Instructing is the Easy Part:
I find that we, as a people and a church, find comfort in instruction. “This should be an easy problem to solve; tell the child what is right and what is wrong—instruct them.” Instruction is good and necessary in a world full of conflict, but in this process residual doubt is left. I hear my children saying to me, “but still why, how do you choose and, if so, what does that mean for me? What is you are wrong?” When things become more complex and more confused, doubt becomes more and more evident not only in our children, but for all people.
The world is filled with people deciding who they will be. When I was a young teacher I thought this state of deciding only filled the heart of the questioning child through early adult. I now know that it is embedded in our very nature of “becoming,” and we are always becoming what God wants us to be. We are always deciding between what we will be and what we will not be. So, the doubtful path is one we share as humans.
Of Two Minds:
We are filled with doubt, a word derived from the Latin which means to be of two minds, dubious. As a result we all naturally seek counsel. The act of “counseling” weaves in and out of all of our lives as we help our family, friends and associates decide about an array of life’s decisions.
Counseling the Doubtful fills our lives today as much as it filled the letters and writings of St. Paul, who consistently advised communities. He offered a moment for the holy pause, a moment for the Holy to enter into the space between doubt and decision. In my 20 years of ministry I know this to be true, counseling the doubtful must be slow and ever-open to the Holy Spirit. A
nd, here is the really tough part for us in the 21st century: pausing of any sort is not respected. The need for counsel is seen as weak.
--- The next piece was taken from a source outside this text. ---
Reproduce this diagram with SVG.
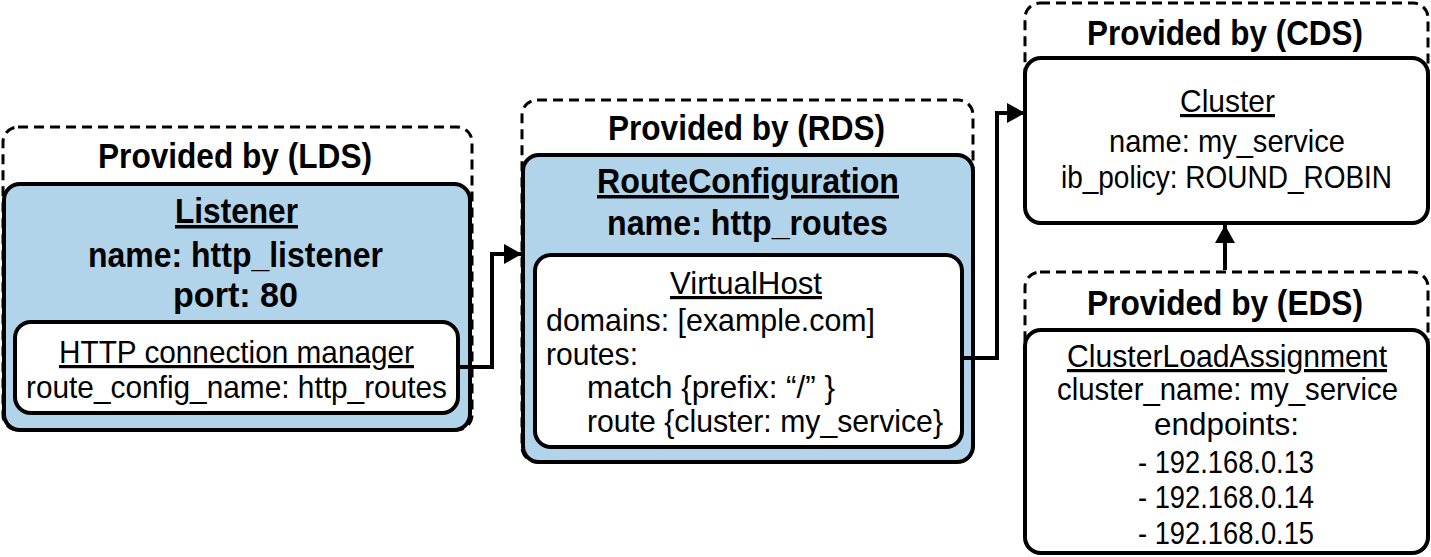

With such platforms as Twitter and Facebook, we are given a dual reality (a reality that exist directly besides our lived one) that promotes quick and short thinking all the while validated every single thought.
How do we validate the need for counsel of the holy pause in such a world?
Starting with myself, I must train myself to listen, to pause, to seek counsel and then allow people to walk with me through life. In other words, I must live in community seeped in prayer and pause guided by scripture and the church. In living that model, I prepare myself to be a person capable of providing counsel. It cannot occur in the reverse. I cannot be good counsel if I am not preparing myself by listening not only to the doubt at hand (but by dismissing what my weaknesses thinks has occurred), creating moments where I pause and allow the holy to seep into the situation, seeking out wise counsel in the wise people around me as well as scripture and the teachings of the church, and allowing that wisdom to walk with me. Then, and only then, do I become a person of good counsel.
Putting Mercy into Action:
- Listen. Spend time practicing your listening skills. Focus on listening to understand by reflecting the speakers own words back to her. When you reflect someone’s own words back to them, they hear their own thoughts aloud which facilitates their understanding.
- Pause. Take time to pause when you have any feeling that overwhelms you. When you feel fear, anger, confusion, desperation, anxiety or any other feeling that feels “big,” take a moment and pause. Facilitate pause for other people. When someone comes to you overwhelmed with any of these feelings, invite them to stop and pause for as long as needed to allow the emotion to fall away.
- Read scripture, papal documents and good literature that pushes and forms your character. Seek advice from wise people in your life when making decisions. When you are in moments of consolation (when things are going well,) take time to read and stretch your mind and character.
- Stand with those who are going through a rough time of decision making and formation. Do not give advice and walk away. Set a calendar and check back in with those that have sought counsel from you. Too, allow good counselors to walk with you.
- Resource: And always, when needed, have telephone numbers of local Catholic Charities counselors to send people to when issues are bigger than our counsel.